The press corps’ sobbing children don’t know. Or they agree to pretend.

Are these creatures flesh of this earth? Sadly, their culture is gripping the planet. As oil spreads all through the gulf, their gong-show culture is even spreading to liberal journals and web sites, which are becoming much dumber, more tabloid. The dumbness of the whale is vast—and the dumbness is spreading.

A modern nation can’t function this way. Or have you spotted the signs?

AND BRODER MAKES THREE (permalink): As Milbank and Blow played silly tricks to denigrate Obama’s performance, the Pundit Dean wrote a foolish column which praised Obama’s transcendence.
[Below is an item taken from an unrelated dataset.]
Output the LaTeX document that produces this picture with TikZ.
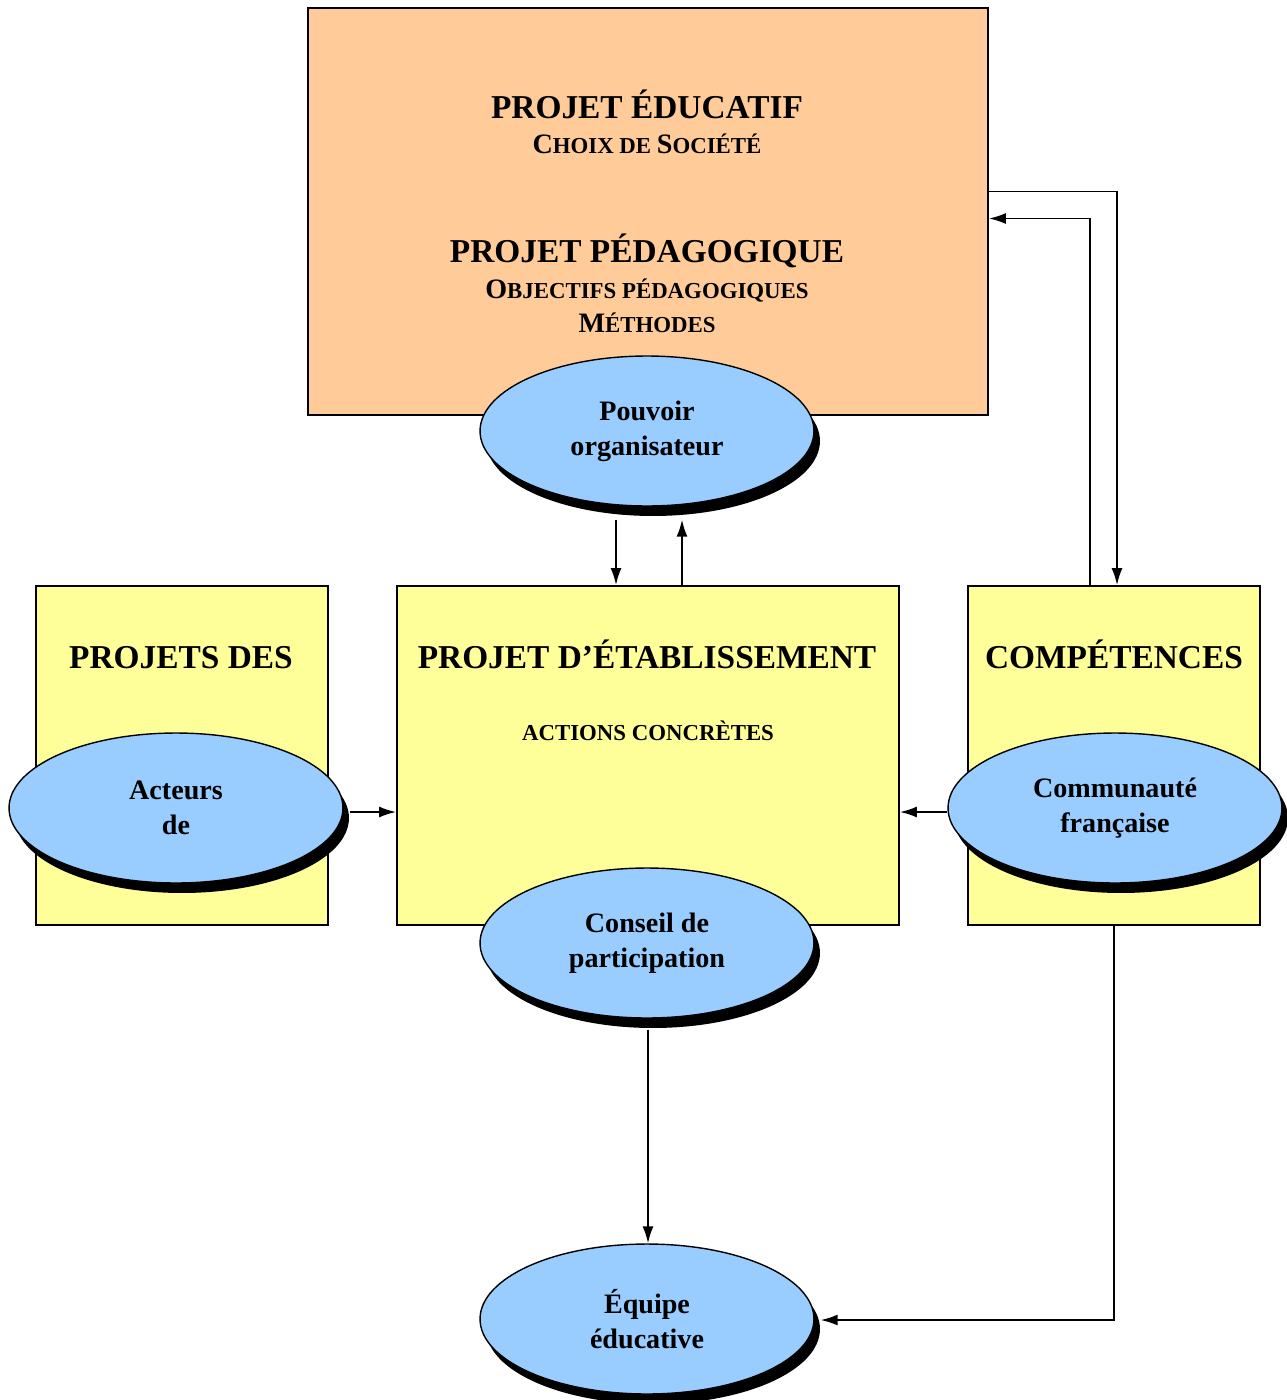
\documentclass[tikz,border=0pt]{standalone}
\usepackage{fontspec}
\setmainfont{Liberation Serif}
\usetikzlibrary{shapes.geometric,shadows,arrows.meta}

\definecolor{orangeclair}{HTML}{FFCC99}
\definecolor{jauneclair}{HTML}{FFFF99}
\definecolor{bleuclair}{HTML}{99CCFF}

% fausses petites capitales
\newcommand\grandpetit[2]{{\fontsize{16}{19}\selectfont #1}{\fontsize{13}{16}\selectfont #2}}

\tikzset{%
  >={Latex[length=3.4mm,width=2.2mm]},
  cadre/.style={draw, line width=1.1pt, inner sep=0pt},
  ovale/.style={ellipse, draw, line width=0.8pt, fill=bleuclair,
    minimum width=6.68cm, minimum height=3cm, inner sep=0pt, align=center,
    font=\fontsize{16}{20}\selectfont\bfseries,
    drop shadow={shadow xshift=0.12cm, shadow yshift=-0.2cm, fill=black, opacity=1}},
  grand/.style={anchor=base, font=\fontsize{19}{23}\selectfont\bfseries},
  petit/.style={anchor=base, font=\bfseries}
}

\begin{document}
\begin{tikzpicture}[x=0.02cm, y=-0.02cm, line width=1pt]
     \useasboundingbox (0,0) rectangle (1286,1400);

     % les cadres
     \node[cadre, fill=orangeclair, minimum width=13.6cm, minimum height=8.14cm] (edu) at (648,211.5) {};
     \node[cadre, fill=jauneclair, minimum width=5.84cm, minimum height=6.78cm] (desc) at (182,755.5) {};
     \node[cadre, fill=jauneclair, minimum width=10.04cm, minimum height=6.78cm] (etab) at (648,755.5) {};
     \node[cadre, fill=jauneclair, minimum width=5.84cm, minimum height=6.78cm] (comp) at (1114,755.5) {};

     \node[grand] (titreedu) at (647,118) {PROJET ÉDUCATIF};
     \node[petit] (choix) at (647,153) {\grandpetit{C}{HOIX DE }\grandpetit{S}{OCIÉTÉ}};
     \node[grand] (titreped) at (647,262) {PROJET PÉDAGOGIQUE};
     \node[petit] (objectifs) at (647,298) {\grandpetit{O}{BJECTIFS PÉDAGOGIQUES}};
     \node[petit] (methodes) at (647,332) {\grandpetit{M}{ÉTHODES}};

     \node[grand] (titredes) at (181,668) {PROJETS DES};
     \node[grand] (titreetab) at (647,668) {PROJET D’ÉTABLISSEMENT};
     \node[grand] (titrecomp) at (1114,668) {COMPÉTENCES};
     \node[anchor=base, font=\fontsize{13}{16}\selectfont\bfseries] (actions) at (648,740) {ACTIONS CONCRÈTES};

     % les acteurs
     \node[ovale] (po) at (647,431) {Pouvoir\\organisateur};
     \node[ovale] (act) at (176,808) {Acteurs\\de};
     \node[ovale] (com) at (1115,808) {Communauté\\française};
     \node[ovale] (cons) at (647,943) {Conseil de\\participation};
     \node[ovale] (equ) at (647,1319) {Équipe\\éducative};

     \coordinate (podown) at ([shift={(-31,13)}]po.south);
     \coordinate (poup) at ([shift={(35,13)}]po.south);
     \coordinate (actout) at ([shift={(6,4)}]act.east);
     \coordinate (comout) at ([shift={(0,4)}]com.west);

     \draw[->] (podown) -- (podown |- etab.north);
     \draw[->] (poup |- etab.north) -- (poup);
     \draw[->] (actout) -- (actout -| etab.west);
     \draw[->] (comout) -- (comout -| etab.east);
     \draw[->] ([shift={(1,11)}]cons.south) -- ([shift={(1,0)}]equ.north);
     \draw[->] (comp.south) |- ([shift={(6,1)}]equ.east);
     \draw[->] ([shift={(0,-20)}]edu.east) -| ([shift={(3,0)}]comp.north);
     \draw[->] ([shift={(-24,0)}]comp.north) |- ([shift={(0,7)}]edu.east);

\end{tikzpicture}
\end{document}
This was Broder, reasoning weakly, about reaction to Obama’s press conference:

BRODER (5/31/10): What he offered [at his press conference] was exactly what his constituents have seen since he was elected: a clear sense that he understood the situation, that he was in command and that he fully accepted the responsibility.

He made all that unmistakably clear, as he had done in other moments when his leadership was being tested: In Philadelphia, during the campaign, when he had to deal with the issue of race raised by his former pastor's inflammatory comments; in the opening weeks of his presidency, when the nation tottered on the brink of financial collapse; when he set the course in Afghanistan and committed thousands of additional U.S. troops; and when he asked Congress to try once more on health-care reform.

I doubt there were very many Americans concerned about the events in the Gulf of Mexico who did not find a substantial reassurance in seeing Obama taking the heat on the crisis.

Are you kidding? There were millions of Americans who didn’t find any such substantial reassurance! Two such people, Milbank and Blow, were putting their thumbs on the scale at the Times and the Post to undermine that reaction.

Why would Broder draw such an unlikely conclusion? Because your “press corps” is deeply unintelligent—has been so for a very long time. They’ve played the fool for a generation. In their papers, they do so today.

Broder differed from Milbank and Blow, except in that one core value.